The data below should be printed in full, exactly, and without any of its images.

» SOURCE EXCERPT
* * * * * * * * *

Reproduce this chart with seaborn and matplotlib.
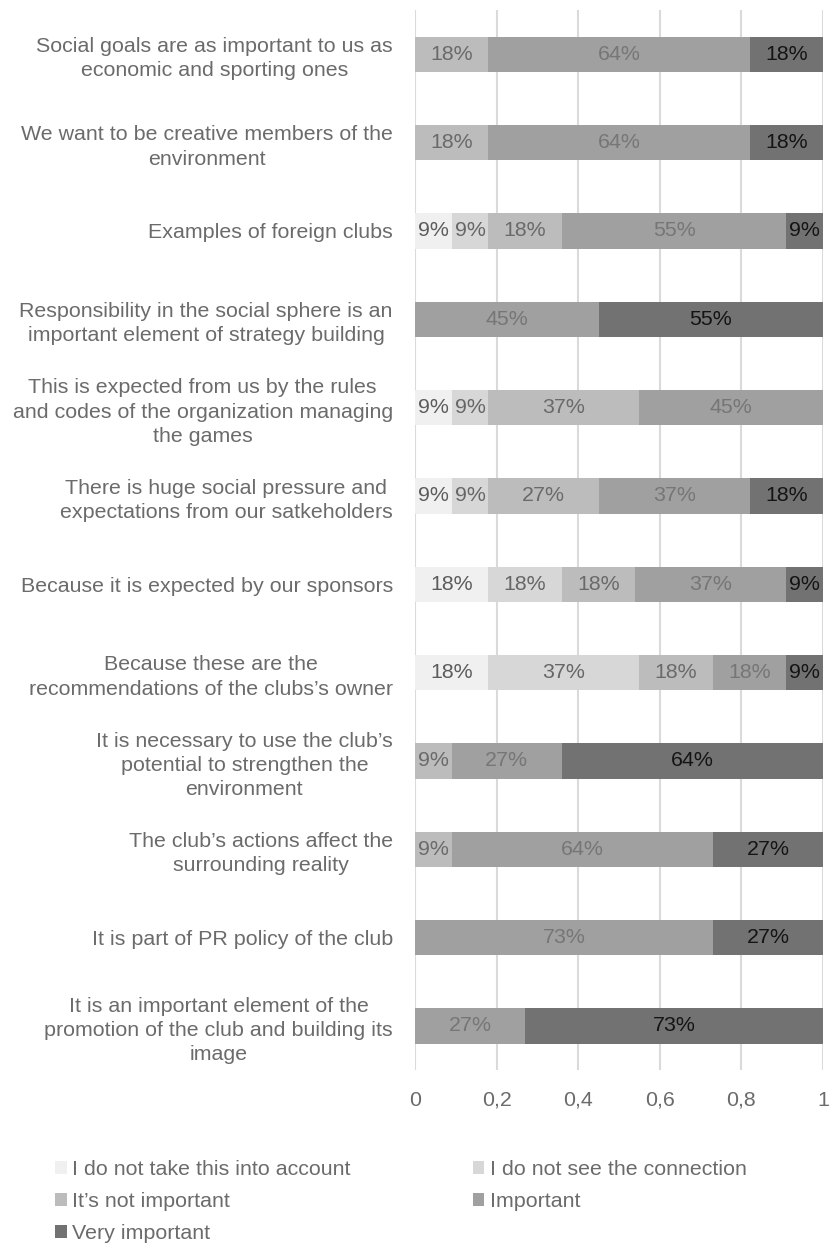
import numpy as np
import matplotlib
matplotlib.use("Agg")
import matplotlib.pyplot as plt
from matplotlib.patches import Patch
import seaborn as sns

sns.set_style("white")
plt.rcParams["font.family"] = ["Liberation Sans", "DejaVu Sans"]

# Survey statements, top to bottom
statements = [
    "Social goals are as important to us as\neconomic and sporting ones",
    "We want to be creative members of the\nenvironment",
    "Examples of foreign clubs",
    "Responsibility in the social sphere is an\nimportant element of strategy building",
    "This is expected from us by the rules\nand codes of the organization managing\nthe games",
    "There is huge social pressure and\nexpectations from our satkeholders",
    "Because it is expected by our sponsors",
    "Because these are the\nrecommendations of the clubs\u2019s owner",
    "It is necessary to use the club\u2019s\npotential to strengthen the\nenvironment",
    "The club\u2019s actions affect the\nsurrounding reality",
    "It is part of PR policy of the club",
    "It is an important element of the\npromotion of the club and building its\nimage",
]

responses = [
    "I do not take this into account",
    "I do not see the connection",
    "It\u2019s not important",
    "Important",
    "Very important",
]

# Percent of answers per statement
not_taken_into_account = [0, 0, 9, 0, 9, 9, 18, 18, 0, 0, 0, 0]
no_connection = [0, 0, 9, 0, 9, 9, 18, 37, 0, 0, 0, 0]
not_important = [18, 18, 18, 0, 37, 27, 18, 18, 9, 9, 0, 0]
important = [64, 64, 55, 45, 45, 37, 37, 18, 27, 64, 73, 27]
very_important = [18, 18, 9, 55, 0, 18, 9, 9, 64, 27, 27, 73]

x_ticks = [0, 0.2, 0.4, 0.6, 0.8, 1]
x_tick_labels = ["0", "0,2", "0,4", "0,6", "0,8", "1"]

colors = ["#f0f0f0", "#d6d7d6", "#bcbcbc", "#a0a0a0", "#727272"]
label_colors = ["#5c5c5c", "#666666", "#6a6a6a", "#767676", "#141414"]
text_gray = "#6b6b6b"
font_size = 15.4

series = np.array([not_taken_into_account, no_connection, not_important,
                   important, very_important], dtype=float)
shares = series / 100.0
cumulative = shares.cumsum(axis=0)

fig = plt.figure(figsize=(8.31, 12.5), dpi=100)
ax = fig.add_axes([0.4994, 0.144, 0.4910, 0.848])

# Stacked bars: draw running totals from the widest layer down
for k in reversed(range(len(responses))):
    sns.barplot(x=cumulative[k], y=statements, color=colors[k], orient="h",
                width=0.4, saturation=1, linewidth=0, ax=ax)

# Percent labels centred on each segment
for k in range(len(responses)):
    for i, v in enumerate(series[k]):
        if v <= 0:
            continue
        xc = cumulative[k][i] - shares[k][i] / 2
        ax.text(xc, i, f"{int(v)}%", ha="center", va="center",
                fontsize=font_size, color=label_colors[k])

ax.set_xlim(0, 1)
ax.set_ylim(len(statements) - 0.5, -0.5)
ax.set_xticks(x_ticks)
ax.set_xticklabels(x_tick_labels)
ax.grid(axis="x", color="#dadada", linewidth=1.5)
ax.grid(axis="y", visible=False)
ax.set_axisbelow(True)
for s in ax.spines.values():
    s.set_visible(False)
ax.set_xlabel("")
ax.set_ylabel("")
ax.tick_params(axis="y", length=0, pad=16, labelsize=font_size, labelcolor=text_gray)
ax.tick_params(axis="x", length=0, pad=15, labelsize=font_size, labelcolor=text_gray)
for lab in ax.get_yticklabels():
    lab.set_multialignment("center")
    lab.set_linespacing(1.34)

# Legend laid out row by row in two columns
handles = [Patch(facecolor=c, edgecolor="none") for c in colors]
order = [0, 2, 4, 1, 3]
leg = fig.legend([handles[i] for i in order], [responses[i] for i in order],
                 loc="upper left", bbox_to_anchor=(0.0664, 0.0720),
                 ncol=2, frameon=False, fontsize=font_size,
                 handlelength=0.55, handleheight=0.55, handletextpad=0.25,
                 labelspacing=0.6, columnspacing=5.7, borderaxespad=0,
                 borderpad=0)
for t in leg.get_texts():
    t.set_color(text_gray)

fig.savefig("out.png", dpi=100)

* * * * * * * * *

» ANSWER TO THE PROBLEM
Reproduce this chart with seaborn and matplotlib.
import numpy as np
import matplotlib
matplotlib.use("Agg")
import matplotlib.pyplot as plt
from matplotlib.patches import Patch
import seaborn as sns

sns.set_style("white")
plt.rcParams["font.family"] = ["Liberation Sans", "DejaVu Sans"]

# Survey statements, top to bottom
statements = [
    "Social goals are as important to us as\neconomic and sporting ones",
    "We want to be creative members of the\nenvironment",
    "Examples of foreign clubs",
    "Responsibility in the social sphere is an\nimportant element of strategy building",
    "This is expected from us by the rules\nand codes of the organization managing\nthe games",
    "There is huge social pressure and\nexpectations from our satkeholders",
    "Because it is expected by our sponsors",
    "Because these are the\nrecommendations of the clubs\u2019s owner",
    "It is necessary to use the club\u2019s\npotential to strengthen the\nenvironment",
    "The club\u2019s actions affect the\nsurrounding reality",
    "It is part of PR policy of the club",
    "It is an important element of the\npromotion of the club and building its\nimage",
]

responses = [
    "I do not take this into account",
    "I do not see the connection",
    "It\u2019s not important",
    "Important",
    "Very important",
]

# Percent of answers per statement
not_taken_into_account = [0, 0, 9, 0, 9, 9, 18, 18, 0, 0, 0, 0]
no_connection = [0, 0, 9, 0, 9, 9, 18, 37, 0, 0, 0, 0]
not_important = [18, 18, 18, 0, 37, 27, 18, 18, 9, 9, 0, 0]
important = [64, 64, 55, 45, 45, 37, 37, 18, 27, 64, 73, 27]
very_important = [18, 18, 9, 55, 0, 18, 9, 9, 64, 27, 27, 73]

x_ticks = [0, 0.2, 0.4, 0.6, 0.8, 1]
x_tick_labels = ["0", "0,2", "0,4", "0,6", "0,8", "1"]

colors = ["#f0f0f0", "#d6d7d6", "#bcbcbc", "#a0a0a0", "#727272"]
label_colors = ["#5c5c5c", "#666666", "#6a6a6a", "#767676", "#141414"]
text_gray = "#6b6b6b"
font_size = 15.4

series = np.array([not_taken_into_account, no_connection, not_important,
                   important, very_important], dtype=float)
shares = series / 100.0
cumulative = shares.cumsum(axis=0)

fig = plt.figure(figsize=(8.31, 12.5), dpi=100)
ax = fig.add_axes([0.4994, 0.144, 0.4910, 0.848])

# Stacked bars: draw running totals from the widest layer down
for k in reversed(range(len(responses))):
    sns.barplot(x=cumulative[k], y=statements, color=colors[k], orient="h",
                width=0.4, saturation=1, linewidth=0, ax=ax)

# Percent labels centred on each segment
for k in range(len(responses)):
    for i, v in enumerate(series[k]):
        if v <= 0:
            continue
        xc = cumulative[k][i] - shares[k][i] / 2
        ax.text(xc, i, f"{int(v)}%", ha="center", va="center",
                fontsize=font_size, color=label_colors[k])

ax.set_xlim(0, 1)
ax.set_ylim(len(statements) - 0.5, -0.5)
ax.set_xticks(x_ticks)
ax.set_xticklabels(x_tick_labels)
ax.grid(axis="x", color="#dadada", linewidth=1.5)
ax.grid(axis="y", visible=False)
ax.set_axisbelow(True)
for s in ax.spines.values():
    s.set_visible(False)
ax.set_xlabel("")
ax.set_ylabel("")
ax.tick_params(axis="y", length=0, pad=16, labelsize=font_size, labelcolor=text_gray)
ax.tick_params(axis="x", length=0, pad=15, labelsize=font_size, labelcolor=text_gray)
for lab in ax.get_yticklabels():
    lab.set_multialignment("center")
    lab.set_linespacing(1.34)

# Legend laid out row by row in two columns
handles = [Patch(facecolor=c, edgecolor="none") for c in colors]
order = [0, 2, 4, 1, 3]
leg = fig.legend([handles[i] for i in order], [responses[i] for i in order],
                 loc="upper left", bbox_to_anchor=(0.0664, 0.0720),
                 ncol=2, frameon=False, fontsize=font_size,
                 handlelength=0.55, handleheight=0.55, handletextpad=0.25,
                 labelspacing=0.6, columnspacing=5.7, borderaxespad=0,
                 borderpad=0)
for t in leg.get_texts():
    t.set_color(text_gray)

fig.savefig("out.png", dpi=100)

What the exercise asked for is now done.